Her words fell on deaf ears. Not surprisingly, the mistreatment of black people on city buses continued. When Rosa Parks was arrested in 1955 — for refusing to move to the back of the bus — Robinson “went into high gear,” seizing the opportunity to launch a boycott she and the other members of the WPC had been planning. The night of the Parks’s arrest, Robinson printed out 35,000 fliers announcing the beginning of a citywide bus boycott on December 5, 1955. The next afternoon she and other members of the WPC handed out the fliers to black residents in Montgomery, and even volunteered to participate in the carpool system to help those who needed a ride to work.

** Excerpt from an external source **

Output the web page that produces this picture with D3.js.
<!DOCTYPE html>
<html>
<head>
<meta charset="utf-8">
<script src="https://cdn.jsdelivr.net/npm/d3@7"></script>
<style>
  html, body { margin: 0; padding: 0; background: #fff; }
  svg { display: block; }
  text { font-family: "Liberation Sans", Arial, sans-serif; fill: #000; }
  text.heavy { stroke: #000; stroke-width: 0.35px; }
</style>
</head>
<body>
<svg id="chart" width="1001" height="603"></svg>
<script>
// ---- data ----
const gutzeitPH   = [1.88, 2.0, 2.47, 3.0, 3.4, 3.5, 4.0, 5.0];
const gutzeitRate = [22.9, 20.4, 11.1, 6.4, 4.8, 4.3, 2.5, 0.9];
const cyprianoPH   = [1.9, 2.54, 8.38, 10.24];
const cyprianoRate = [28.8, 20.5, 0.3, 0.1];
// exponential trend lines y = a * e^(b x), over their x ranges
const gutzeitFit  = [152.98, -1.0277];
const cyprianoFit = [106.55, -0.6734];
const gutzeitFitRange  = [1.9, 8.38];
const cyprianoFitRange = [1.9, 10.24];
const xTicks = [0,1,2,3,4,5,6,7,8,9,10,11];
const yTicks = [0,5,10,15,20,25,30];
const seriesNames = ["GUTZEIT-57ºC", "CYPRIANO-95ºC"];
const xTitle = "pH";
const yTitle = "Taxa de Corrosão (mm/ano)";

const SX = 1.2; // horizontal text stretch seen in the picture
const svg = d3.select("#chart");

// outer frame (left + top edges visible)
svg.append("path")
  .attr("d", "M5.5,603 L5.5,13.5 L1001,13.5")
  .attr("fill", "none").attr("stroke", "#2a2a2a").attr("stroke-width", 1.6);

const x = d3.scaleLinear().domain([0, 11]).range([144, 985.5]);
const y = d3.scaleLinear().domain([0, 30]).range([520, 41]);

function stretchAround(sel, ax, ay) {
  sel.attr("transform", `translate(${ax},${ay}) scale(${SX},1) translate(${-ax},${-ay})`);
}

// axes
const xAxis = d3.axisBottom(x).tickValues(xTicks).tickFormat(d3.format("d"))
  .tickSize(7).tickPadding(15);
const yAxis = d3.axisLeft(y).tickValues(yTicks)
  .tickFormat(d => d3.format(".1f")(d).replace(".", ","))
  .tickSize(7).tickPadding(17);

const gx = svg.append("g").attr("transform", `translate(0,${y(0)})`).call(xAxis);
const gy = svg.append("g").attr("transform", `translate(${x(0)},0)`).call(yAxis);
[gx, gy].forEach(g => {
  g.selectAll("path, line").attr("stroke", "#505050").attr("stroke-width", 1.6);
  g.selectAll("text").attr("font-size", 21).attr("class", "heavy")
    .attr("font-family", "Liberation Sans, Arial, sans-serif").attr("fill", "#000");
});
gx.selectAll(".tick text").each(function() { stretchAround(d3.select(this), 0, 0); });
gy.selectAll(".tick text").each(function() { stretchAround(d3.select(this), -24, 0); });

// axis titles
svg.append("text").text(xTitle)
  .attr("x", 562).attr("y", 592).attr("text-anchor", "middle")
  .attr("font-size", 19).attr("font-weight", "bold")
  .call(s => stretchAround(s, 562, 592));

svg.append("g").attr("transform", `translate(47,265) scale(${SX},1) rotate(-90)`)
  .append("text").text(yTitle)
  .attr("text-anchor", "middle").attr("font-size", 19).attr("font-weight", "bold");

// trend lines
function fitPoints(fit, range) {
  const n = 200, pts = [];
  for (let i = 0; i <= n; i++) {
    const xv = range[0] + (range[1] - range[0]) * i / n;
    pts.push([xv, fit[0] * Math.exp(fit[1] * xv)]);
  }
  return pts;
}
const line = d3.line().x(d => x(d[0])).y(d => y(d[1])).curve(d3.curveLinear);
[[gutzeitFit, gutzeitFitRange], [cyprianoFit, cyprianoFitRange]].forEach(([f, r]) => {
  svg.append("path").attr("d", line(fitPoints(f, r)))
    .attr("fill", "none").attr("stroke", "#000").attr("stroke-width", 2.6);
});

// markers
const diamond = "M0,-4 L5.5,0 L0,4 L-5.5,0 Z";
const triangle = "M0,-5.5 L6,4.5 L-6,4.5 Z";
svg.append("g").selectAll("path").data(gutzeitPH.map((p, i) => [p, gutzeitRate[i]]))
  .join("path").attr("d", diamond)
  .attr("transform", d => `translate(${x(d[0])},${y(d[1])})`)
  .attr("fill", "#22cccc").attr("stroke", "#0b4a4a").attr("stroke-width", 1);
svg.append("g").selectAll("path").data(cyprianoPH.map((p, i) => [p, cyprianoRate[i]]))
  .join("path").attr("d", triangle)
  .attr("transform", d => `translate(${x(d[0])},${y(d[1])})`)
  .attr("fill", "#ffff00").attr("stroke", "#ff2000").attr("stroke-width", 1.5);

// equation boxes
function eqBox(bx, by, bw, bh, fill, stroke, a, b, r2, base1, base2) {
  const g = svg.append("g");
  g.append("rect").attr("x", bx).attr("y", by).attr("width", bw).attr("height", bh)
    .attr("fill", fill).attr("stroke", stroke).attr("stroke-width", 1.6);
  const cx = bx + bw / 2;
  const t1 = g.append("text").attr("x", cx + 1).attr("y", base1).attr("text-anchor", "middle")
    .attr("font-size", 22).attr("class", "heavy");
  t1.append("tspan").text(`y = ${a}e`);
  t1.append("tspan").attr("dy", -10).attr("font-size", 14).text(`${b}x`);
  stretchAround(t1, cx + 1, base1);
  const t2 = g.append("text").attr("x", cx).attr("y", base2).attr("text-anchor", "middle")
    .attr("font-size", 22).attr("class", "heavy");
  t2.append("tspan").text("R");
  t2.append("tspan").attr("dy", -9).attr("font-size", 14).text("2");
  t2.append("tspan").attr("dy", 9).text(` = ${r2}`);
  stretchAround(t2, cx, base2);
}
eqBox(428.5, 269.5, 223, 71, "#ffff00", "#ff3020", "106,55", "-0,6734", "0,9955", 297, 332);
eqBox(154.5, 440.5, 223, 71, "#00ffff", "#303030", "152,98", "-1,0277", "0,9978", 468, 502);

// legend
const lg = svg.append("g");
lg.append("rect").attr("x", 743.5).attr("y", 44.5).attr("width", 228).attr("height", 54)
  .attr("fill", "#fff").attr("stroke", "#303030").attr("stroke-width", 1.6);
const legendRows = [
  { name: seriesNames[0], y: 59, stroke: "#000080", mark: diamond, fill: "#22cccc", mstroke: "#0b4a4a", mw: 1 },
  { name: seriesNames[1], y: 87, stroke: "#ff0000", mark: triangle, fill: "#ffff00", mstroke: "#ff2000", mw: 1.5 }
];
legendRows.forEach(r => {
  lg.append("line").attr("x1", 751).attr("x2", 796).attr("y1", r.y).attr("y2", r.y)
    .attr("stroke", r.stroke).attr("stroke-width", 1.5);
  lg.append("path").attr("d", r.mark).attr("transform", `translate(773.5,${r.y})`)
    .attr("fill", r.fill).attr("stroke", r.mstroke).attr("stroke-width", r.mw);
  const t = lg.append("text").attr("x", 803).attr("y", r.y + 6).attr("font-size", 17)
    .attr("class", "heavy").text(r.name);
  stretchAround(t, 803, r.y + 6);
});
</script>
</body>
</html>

On December 5, 1955, as Robinson and the WPC had planned, local black residents in Montgomery stopped riding city buses.
Recognizing the success of the boycott, local civil rights leaders decided to establish the Montgomery Improvement Association (MIA), an organization that oversaw the boycott and worked to keep it going until conditions improved. They elected Martin Luther King, Jr., a new minister in town at Dexter Avenue Baptist Church, to serve as the president of the MIA. In effect, King became the public face of the movement and its spokesperson. The Montgomery bus boycott lasted 381 days, and the U.S. Supreme Court ultimately ordered the city to integrate the bus system.
It represented one of the most significant developments in the modern Civil Rights Movement. A direct challenge to segregation in the South, the Montgomery bus boycott stood as the first successful example of mass nonviolent resistance in the United States. Significantly, it underscored the crucial, if hidden, role that Black women played in the modern Civil Rights Movement — as organizers, participants, and leaders.